* TASK INSTRUCTIONS: Leave out all pictures. Return exactly the lines from the top of the material through the line containing "minimum width=390pt, minimum".

┏━━

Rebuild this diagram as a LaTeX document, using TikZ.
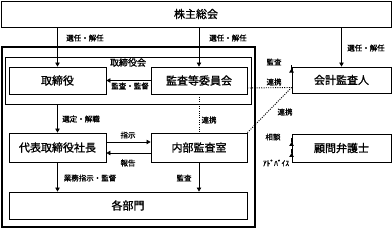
\documentclass[tikz,border=0pt]{standalone}
\usepackage{fontspec}
\newfontfamily\jp[AutoFakeBold=1.2]{Noto Sans CJK JP}
\usetikzlibrary{arrows.meta,positioning,calc}

\begin{document}
\begin{tikzpicture}[x=1pt, y=-1pt,
    box/.style={rectangle, draw, line width=0.9pt, inner sep=0pt, font=\jp\bfseries\fontsize{11}{13}\selectfont},
    lbl/.style={font=\jp\bfseries\fontsize{7.5}{8}\selectfont, inner sep=0.5pt},
    arr/.style={-{Triangle[length=4pt,width=4.5pt]}, line width=0.8pt},
    link/.style={line width=0.9pt, dash pattern=on 1pt off 1.3pt},
]
\useasboundingbox (0,0) rectangle (392,229);

% General meeting
\node[box, minimum width=390pt, minimum height=26pt] (gm) at (196,14) {株主総会};

% Company frame and board
\node[draw, line width=1.8pt, minimum width=253pt, minimum height=180pt] (company) at (128.5,137) {};
\node[box, minimum width=246pt, minimum height=47pt] (board) at (128,80.5) {};
\node[font=\jp\bfseries\fontsize{9}{10}\selectfont, inner sep=0pt] (boardlbl) at (128,62.5) {取締役会};

\node[box, minimum width=97pt, minimum height=27pt] (dir) at (57.5,80.5) {取締役};
\node[box, minimum width=96pt, minimum height=27pt] (ac) at (199,80.5) {監査等委員会};

% Executive side
\node[box, minimum width=97pt, minimum height=29pt] (ceo) at (57.5,147.5) {代表取締役社長};
\node[box, minimum width=96pt, minimum height=29pt] (ia) at (199,147.5) {内部監査室};
\node[box, minimum width=238pt, minimum height=27pt] (dept) at (128,205.5) {各部門};

% Outside parties
\node[box, minimum width=99pt, minimum height=26pt] (auditor) at (341.5,80) {会計監査人};
\node[box, minimum width=99pt, minimum height=28pt] (lawyer) at (341.5,148) {顧問弁護士};

% Appointment arrows
\draw[arr] (gm.south -| dir.north) -- (dir.north);
\draw[arr] (gm.south -| ac.north) -- (ac.north);
\draw[arr] (gm.south -| auditor.north) -- (auditor.north);
\node[lbl] (sel1) at (85,38) {選任・解任};
\node[lbl] (sel2) at (228,38) {選任・解任};
\node[lbl] (sel3) at (366,48) {選任・解任};

% Board internal
\draw[arr] (ac.west) -- (dir.east);
\node[lbl] (supv) at (130,86) {監査・監督};

% Auditor links
\draw[arr] ($(auditor.north west)+(0,2)$) -- ($(auditor.north west)+(0,2)$ -| company.east);
\node[lbl] (aud) at (274,62) {監査};
\draw[link] ($(ac.east)+(0,7.5)$) -- ($(auditor.west)+(0,7.5)$);
\node[lbl] (coop1) at (274,82) {連携};
\draw[link] ($(auditor.west)+(0,7.5)$) -- (ia.north east);
\node[lbl] (coop2) at (285,112) {連携};
\draw[link] (ac.south) -- (ia.north);
\node[lbl] (coop3) at (209,120) {連携};

% Executive arrows
\draw[arr] (board.south -| ceo.north) -- (ceo.north);
\node[lbl] (elect) at (81,119) {選定・解職};
\draw[arr] ($(ceo.east)+(0,-5.5)$) -- ($(ia.west)+(0,-5.5)$);
\node[lbl] (instr) at (128,135) {指示};
\draw[arr] ($(ia.west)+(0,5.5)$) -- ($(ceo.east)+(0,5.5)$);
\node[lbl] (rep) at (128,163) {報告};
\draw[arr] (ceo.south) -- (ceo.south |- dept.north);
\node[lbl] (ops) at (90,178) {業務指示・監督};
\draw[arr] (ia.south) -- (ia.south |- dept.north);
\node[lbl] (audit2) at (184,178) {監査};

% Lawyer
\draw[arr] ($(lawyer.west)+(0,-6)$ -| company.east) -- ($(lawyer.west)+(0,-6)$);
\node[lbl] (consult) at (273,137) {相談};
\draw[arr] ($(lawyer.west)+(0,5)$) -- ($(lawyer.west)+(0,5)$ -| company.east);
\node[lbl] (advice) at (276,163) {ｱﾄﾞﾊﾞｲｽ};

\end{tikzpicture}
\end{document}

┗━━

* OUTPUT OF THE EXERCISE:
Rebuild this diagram as a LaTeX document, using TikZ.
\documentclass[tikz,border=0pt]{standalone}
\usepackage{fontspec}
\newfontfamily\jp[AutoFakeBold=1.2]{Noto Sans CJK JP}
\usetikzlibrary{arrows.meta,positioning,calc}

\begin{document}
\begin{tikzpicture}[x=1pt, y=-1pt,
    box/.style={rectangle, draw, line width=0.9pt, inner sep=0pt, font=\jp\bfseries\fontsize{11}{13}\selectfont},
    lbl/.style={font=\jp\bfseries\fontsize{7.5}{8}\selectfont, inner sep=0.5pt},
    arr/.style={-{Triangle[length=4pt,width=4.5pt]}, line width=0.8pt},
    link/.style={line width=0.9pt, dash pattern=on 1pt off 1.3pt},
]
\useasboundingbox (0,0) rectangle (392,229);

% General meeting
\node[box, minimum width=390pt, minimum height=26pt] (gm) at (196,14) {株主総会};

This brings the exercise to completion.